30. The appellants contend that the complainant shown in the charge sheet, one Carolyne Njeru was not called to testify. In their view, the absence of a complaint entitled them to an acquittal. This issue was dealt with in the case of Kamau Kinyanjui v Republic Nairobi Criminal Appeal No. 295 of 2005 [2010]eKLR. In the case the Court of Appeal expressed itself as follows, “Our conclusion on this issue is that in cases being conducted by the Attorney-General on behalf of the Republic, the complainant is the Republic itself and not the victim of the crime. Of course the Republic as complaint would not go far in a prosecution if the victim of the crime does not co-operate and is unwilling to come and testify, but in such a case, the acquittal of the accused will not be on the basis that the complainant is absent; it will be on the basis that no evidence or no sufficient has been called to support the charge. … We repeat that except in those rare cases where the court has allowed a private prosecution, the complainant envisaged in the various provision of the Criminal Procedure Code is always the Republic.”
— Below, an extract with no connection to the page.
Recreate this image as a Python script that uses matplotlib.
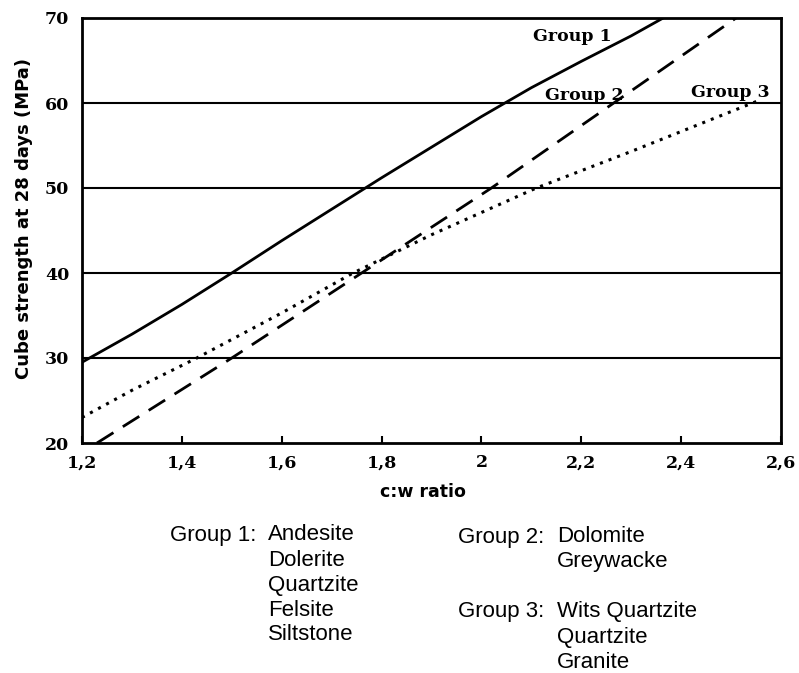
import matplotlib
matplotlib.use("Agg")
import matplotlib.pyplot as plt
from matplotlib.ticker import FixedLocator, FixedFormatter

# Data
g1_x = [1.20, 1.30, 1.40, 1.50, 1.60, 1.70, 1.80, 1.90, 2.00, 2.10, 2.20, 2.30, 2.364]
g1_y = [29.5, 32.8, 36.3, 40.0, 43.8, 47.5, 51.2, 54.8, 58.4, 61.8, 64.9, 67.9, 70.0]

g2_x = [1.23, 1.50, 1.76, 2.02, 2.265, 2.51]
g2_y = [20.0, 30.0, 40.0, 50.0, 60.0, 70.0]

g3_x = [1.20, 1.30, 1.43, 1.60, 1.743, 1.90, 2.11, 2.30, 2.56]
g3_y = [23.0, 26.2, 30.0, 35.3, 40.0, 44.5, 50.0, 54.3, 60.4]

x_ticks = [1.2, 1.4, 1.6, 1.8, 2.0, 2.2, 2.4, 2.6]
x_tick_labels = ["1,2", "1,4", "1,6", "1,8", "2", "2,2", "2,4", "2,6"]
y_ticks = [20, 30, 40, 50, 60, 70]
y_tick_labels = ["20", "30", "40", "50", "60", "70"]
grid_levels = [30, 40, 50, 60]

group1_rocks = ["Andesite", "Dolerite", "Quartzite", "Felsite", "Siltstone"]
group2_rocks = ["Dolomite", "Greywacke"]
group3_rocks = ["Wits Quartzite", "Quartzite", "Granite"]

W, H = 799, 673
fig = plt.figure(figsize=(W / 100, H / 100), dpi=100)
ax = fig.add_axes([82 / W, 1 - 443 / H, (781 - 82) / W, (443 - 18) / H])

ax.set_xlim(1.2, 2.6)
ax.set_ylim(20, 70)

for lv in grid_levels:
    ax.axhline(lv, color="black", lw=1.5, zorder=1)

ax.plot(g1_x, g1_y, color="black", lw=2.0, solid_capstyle="butt", zorder=3)
ax.plot(g2_x, g2_y, color="black", lw=2.0, dashes=(7, 4), zorder=3)
ax.plot(g3_x, g3_y, color="black", lw=2.2, dashes=(1, 2), zorder=3)

for s in ax.spines.values():
    s.set_linewidth(2.0)
    s.set_color("black")

serif_b = dict(family="DejaVu Serif", weight="bold")
ax.xaxis.set_major_locator(FixedLocator(x_ticks))
ax.xaxis.set_major_formatter(FixedFormatter(x_tick_labels))
ax.yaxis.set_major_locator(FixedLocator(y_ticks))
ax.yaxis.set_major_formatter(FixedFormatter(y_tick_labels))
ax.tick_params(axis="x", direction="in", length=5, width=1.5, pad=8)
ax.tick_params(axis="y", length=0, pad=9)
for lab in ax.get_xticklabels() + ax.get_yticklabels():
    lab.set_fontfamily("DejaVu Serif")
    lab.set_fontweight("bold")
    lab.set_fontsize(12.5)

ax.text(2.104, 67.8, "Group 1", fontsize=12.5, ha="left", va="center", **serif_b)
ax.text(2.128, 60.9, "Group 2", fontsize=12.5, ha="left", va="center", **serif_b)
ax.text(2.420, 61.2, "Group 3", fontsize=12.5, ha="left", va="center", **serif_b)

fig.text(24 / W, 1 - 219 / H, "Cube strength at 28 days (MPa)", rotation=90,
         ha="center", va="center", fontsize=13, fontweight="bold", family="DejaVu Sans")
fig.text(423 / W, 1 - 492 / H, "c:w ratio", ha="center", va="center",
         fontsize=12.5, fontweight="bold", family="DejaVu Sans")

fs = 16
fam = "Liberation Sans"
line_h = 25
fig.text(170 / W, 1 - 535 / H, "Group 1:", ha="left", va="center", fontsize=fs, family=fam)
for i, r in enumerate(group1_rocks):
    fig.text(268 / W, 1 - (535 + i * line_h) / H, r, ha="left", va="center", fontsize=fs, family=fam)
fig.text(458 / W, 1 - 537 / H, "Group 2:", ha="left", va="center", fontsize=fs, family=fam)
for i, r in enumerate(group2_rocks):
    fig.text(557 / W, 1 - (537 + i * line_h) / H, r, ha="left", va="center", fontsize=fs, family=fam)
fig.text(458 / W, 1 - 612 / H, "Group 3:", ha="left", va="center", fontsize=fs, family=fam)
for i, r in enumerate(group3_rocks):
    fig.text(557 / W, 1 - (612 + i * line_h) / H, r, ha="left", va="center", fontsize=fs, family=fam)

fig.savefig("out.png", dpi=100)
31. In my view, the trial was grounded on the charges admitted by the learned magistrate and evidence of witnesses led by the prosecution. The appellants were able to challenge the witnesses. They were convicted on the facts and I am unable to detect any prejudice as a result.
32. Having evaluated the entire evidence, I conclude that the conviction of the appellants on all the charges was sound and I affirm the judgment of the subordinate court.
33. The sentences imposed on the appellants were lawful, they were neither harsh nor excessive and I find no reason to interfere with them.
34. In the result the appeal is dismissed.
DATED and DELIVERED at EMBU this 16th December 2013.